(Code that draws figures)
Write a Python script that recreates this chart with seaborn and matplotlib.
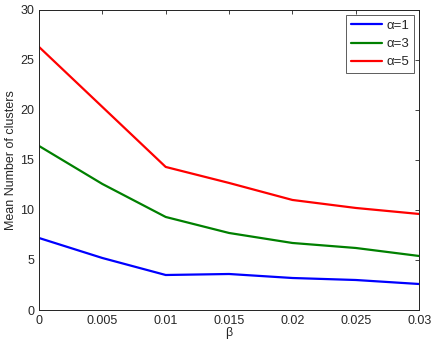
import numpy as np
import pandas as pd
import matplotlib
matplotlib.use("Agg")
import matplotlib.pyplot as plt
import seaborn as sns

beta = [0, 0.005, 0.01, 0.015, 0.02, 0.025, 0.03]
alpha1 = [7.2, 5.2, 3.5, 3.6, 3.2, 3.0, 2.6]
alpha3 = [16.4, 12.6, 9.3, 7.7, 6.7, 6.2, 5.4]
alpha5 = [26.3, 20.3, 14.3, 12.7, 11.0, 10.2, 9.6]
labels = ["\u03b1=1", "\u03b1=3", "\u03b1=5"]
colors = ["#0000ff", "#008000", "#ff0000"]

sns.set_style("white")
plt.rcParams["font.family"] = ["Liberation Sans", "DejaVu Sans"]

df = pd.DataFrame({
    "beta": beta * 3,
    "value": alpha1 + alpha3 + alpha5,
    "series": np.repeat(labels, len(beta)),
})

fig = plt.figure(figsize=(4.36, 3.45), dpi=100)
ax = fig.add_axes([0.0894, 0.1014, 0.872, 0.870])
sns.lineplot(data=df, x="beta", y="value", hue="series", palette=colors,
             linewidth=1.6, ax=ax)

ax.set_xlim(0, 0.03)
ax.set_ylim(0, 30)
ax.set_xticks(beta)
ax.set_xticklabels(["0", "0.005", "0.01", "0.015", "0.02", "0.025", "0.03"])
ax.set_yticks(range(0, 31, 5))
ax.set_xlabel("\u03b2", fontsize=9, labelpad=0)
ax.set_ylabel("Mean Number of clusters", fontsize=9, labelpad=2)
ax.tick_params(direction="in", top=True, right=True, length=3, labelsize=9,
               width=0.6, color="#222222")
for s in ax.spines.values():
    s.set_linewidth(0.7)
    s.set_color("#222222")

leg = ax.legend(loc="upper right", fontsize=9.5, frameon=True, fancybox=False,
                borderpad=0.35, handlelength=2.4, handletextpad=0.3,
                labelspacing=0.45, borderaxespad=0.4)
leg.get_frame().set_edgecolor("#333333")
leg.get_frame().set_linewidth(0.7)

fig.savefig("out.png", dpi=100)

---

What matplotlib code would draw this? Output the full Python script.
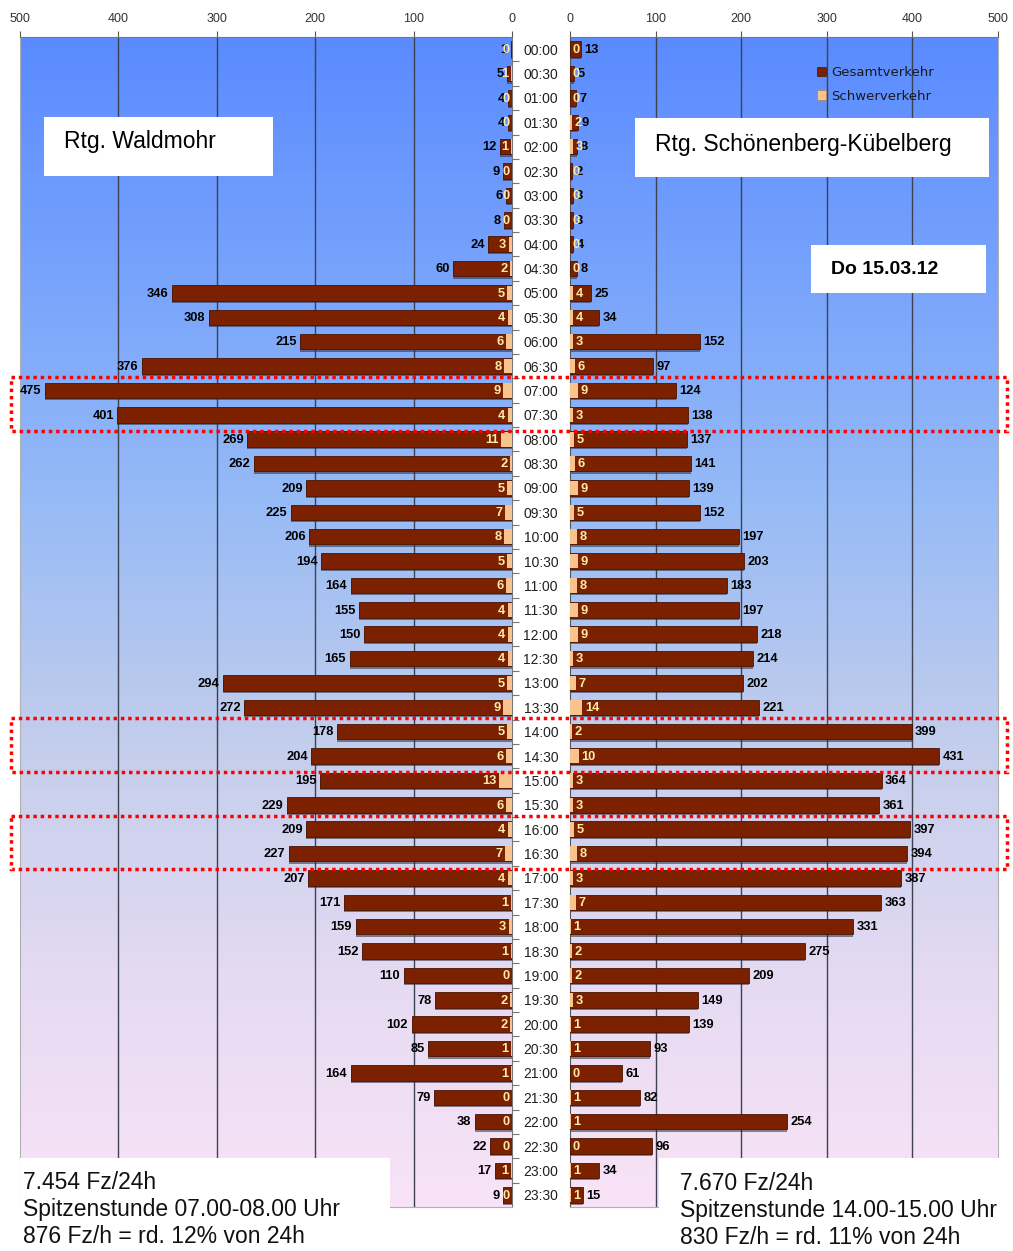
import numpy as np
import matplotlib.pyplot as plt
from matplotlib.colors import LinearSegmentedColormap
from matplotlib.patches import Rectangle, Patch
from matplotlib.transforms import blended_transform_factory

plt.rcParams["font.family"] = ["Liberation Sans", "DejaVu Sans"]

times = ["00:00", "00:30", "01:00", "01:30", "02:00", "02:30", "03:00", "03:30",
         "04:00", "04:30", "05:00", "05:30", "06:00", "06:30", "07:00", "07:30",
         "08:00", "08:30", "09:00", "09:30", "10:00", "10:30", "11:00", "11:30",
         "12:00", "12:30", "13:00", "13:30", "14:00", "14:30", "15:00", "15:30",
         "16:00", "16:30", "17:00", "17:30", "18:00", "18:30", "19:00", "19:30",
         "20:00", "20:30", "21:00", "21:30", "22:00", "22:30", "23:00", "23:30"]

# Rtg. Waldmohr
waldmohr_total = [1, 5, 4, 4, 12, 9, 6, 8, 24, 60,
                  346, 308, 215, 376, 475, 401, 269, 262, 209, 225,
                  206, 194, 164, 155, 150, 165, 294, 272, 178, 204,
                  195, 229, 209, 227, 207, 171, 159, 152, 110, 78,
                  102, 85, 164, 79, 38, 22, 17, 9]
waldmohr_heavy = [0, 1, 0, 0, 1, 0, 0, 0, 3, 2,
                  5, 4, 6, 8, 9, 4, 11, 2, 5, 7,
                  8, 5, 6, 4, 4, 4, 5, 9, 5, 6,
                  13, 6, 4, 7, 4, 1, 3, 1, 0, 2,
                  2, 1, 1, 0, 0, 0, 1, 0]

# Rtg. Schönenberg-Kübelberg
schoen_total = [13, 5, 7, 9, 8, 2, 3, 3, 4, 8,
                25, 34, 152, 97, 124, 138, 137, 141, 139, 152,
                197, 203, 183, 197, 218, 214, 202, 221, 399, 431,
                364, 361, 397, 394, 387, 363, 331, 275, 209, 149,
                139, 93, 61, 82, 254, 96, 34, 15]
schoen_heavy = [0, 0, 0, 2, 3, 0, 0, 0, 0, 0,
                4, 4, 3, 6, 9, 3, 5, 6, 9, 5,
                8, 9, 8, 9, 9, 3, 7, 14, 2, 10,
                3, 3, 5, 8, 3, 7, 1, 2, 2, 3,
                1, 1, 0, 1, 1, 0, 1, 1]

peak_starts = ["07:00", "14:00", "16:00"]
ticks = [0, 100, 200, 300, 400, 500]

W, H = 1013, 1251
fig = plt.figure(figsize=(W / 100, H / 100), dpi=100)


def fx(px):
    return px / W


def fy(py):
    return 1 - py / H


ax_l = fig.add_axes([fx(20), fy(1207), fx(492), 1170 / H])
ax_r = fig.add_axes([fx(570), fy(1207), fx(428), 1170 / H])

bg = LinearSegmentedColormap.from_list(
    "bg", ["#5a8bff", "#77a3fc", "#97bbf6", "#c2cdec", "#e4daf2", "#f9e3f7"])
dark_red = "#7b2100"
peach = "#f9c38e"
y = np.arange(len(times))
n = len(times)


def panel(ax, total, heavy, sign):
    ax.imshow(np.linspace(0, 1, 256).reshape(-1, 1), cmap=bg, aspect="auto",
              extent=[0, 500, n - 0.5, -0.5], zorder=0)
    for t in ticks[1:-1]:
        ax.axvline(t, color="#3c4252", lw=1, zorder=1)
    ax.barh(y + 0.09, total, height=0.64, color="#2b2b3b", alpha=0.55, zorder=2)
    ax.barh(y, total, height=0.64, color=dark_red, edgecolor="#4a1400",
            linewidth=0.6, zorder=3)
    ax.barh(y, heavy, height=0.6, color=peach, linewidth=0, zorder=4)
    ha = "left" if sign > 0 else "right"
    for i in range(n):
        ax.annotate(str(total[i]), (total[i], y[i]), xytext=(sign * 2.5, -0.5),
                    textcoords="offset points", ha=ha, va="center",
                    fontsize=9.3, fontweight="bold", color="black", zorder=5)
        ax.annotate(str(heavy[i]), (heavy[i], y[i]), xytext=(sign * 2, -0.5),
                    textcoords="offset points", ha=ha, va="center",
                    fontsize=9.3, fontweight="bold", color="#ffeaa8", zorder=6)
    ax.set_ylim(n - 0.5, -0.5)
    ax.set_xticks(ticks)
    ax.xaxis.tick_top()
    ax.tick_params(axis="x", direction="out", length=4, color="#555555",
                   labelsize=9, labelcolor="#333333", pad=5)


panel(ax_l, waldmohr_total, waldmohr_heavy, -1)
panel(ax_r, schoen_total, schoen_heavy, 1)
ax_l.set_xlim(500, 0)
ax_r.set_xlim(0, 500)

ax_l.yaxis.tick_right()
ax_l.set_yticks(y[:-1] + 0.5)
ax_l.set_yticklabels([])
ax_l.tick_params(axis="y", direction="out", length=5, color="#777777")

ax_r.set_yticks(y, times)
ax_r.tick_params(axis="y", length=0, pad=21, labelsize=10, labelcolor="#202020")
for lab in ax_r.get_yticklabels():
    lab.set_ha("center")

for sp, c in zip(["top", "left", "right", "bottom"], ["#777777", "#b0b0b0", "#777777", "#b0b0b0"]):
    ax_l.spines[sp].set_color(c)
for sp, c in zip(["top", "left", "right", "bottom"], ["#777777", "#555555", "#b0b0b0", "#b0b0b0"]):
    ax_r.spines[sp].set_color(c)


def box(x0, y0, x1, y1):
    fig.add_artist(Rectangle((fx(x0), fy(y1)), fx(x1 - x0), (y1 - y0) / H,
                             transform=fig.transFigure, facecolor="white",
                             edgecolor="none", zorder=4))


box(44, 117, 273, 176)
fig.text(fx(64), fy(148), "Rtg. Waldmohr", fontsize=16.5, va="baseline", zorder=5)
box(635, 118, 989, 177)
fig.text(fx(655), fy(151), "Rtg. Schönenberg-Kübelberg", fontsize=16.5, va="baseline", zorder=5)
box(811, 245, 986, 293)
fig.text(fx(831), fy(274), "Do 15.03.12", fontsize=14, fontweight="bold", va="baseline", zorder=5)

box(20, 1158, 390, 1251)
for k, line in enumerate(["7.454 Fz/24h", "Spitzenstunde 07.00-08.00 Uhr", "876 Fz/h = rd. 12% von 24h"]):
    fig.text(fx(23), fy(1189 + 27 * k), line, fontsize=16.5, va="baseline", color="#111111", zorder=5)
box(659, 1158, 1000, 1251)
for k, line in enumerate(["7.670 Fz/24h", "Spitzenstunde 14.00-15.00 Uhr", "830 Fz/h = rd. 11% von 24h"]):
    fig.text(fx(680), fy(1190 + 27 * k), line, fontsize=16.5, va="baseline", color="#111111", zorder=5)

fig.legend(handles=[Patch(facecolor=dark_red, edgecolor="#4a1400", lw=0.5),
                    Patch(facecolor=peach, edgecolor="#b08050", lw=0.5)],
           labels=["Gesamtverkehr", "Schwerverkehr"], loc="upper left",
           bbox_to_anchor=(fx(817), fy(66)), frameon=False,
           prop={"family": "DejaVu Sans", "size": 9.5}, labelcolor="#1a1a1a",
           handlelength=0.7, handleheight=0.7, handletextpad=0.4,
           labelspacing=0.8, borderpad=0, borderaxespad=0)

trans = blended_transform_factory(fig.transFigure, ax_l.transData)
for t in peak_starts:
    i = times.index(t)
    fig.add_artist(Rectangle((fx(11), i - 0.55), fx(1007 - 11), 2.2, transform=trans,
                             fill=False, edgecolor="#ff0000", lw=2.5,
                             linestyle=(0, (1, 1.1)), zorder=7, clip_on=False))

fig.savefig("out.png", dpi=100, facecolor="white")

Task brief:
Without the pictures, give again exactly the lines above starting at the line containing "Write a Python" and ending at the line containing "import seaborn as sns".

Completed exercise:
Write a Python script that recreates this chart with seaborn and matplotlib.
import numpy as np
import pandas as pd
import matplotlib
matplotlib.use("Agg")
import matplotlib.pyplot as plt
import seaborn as sns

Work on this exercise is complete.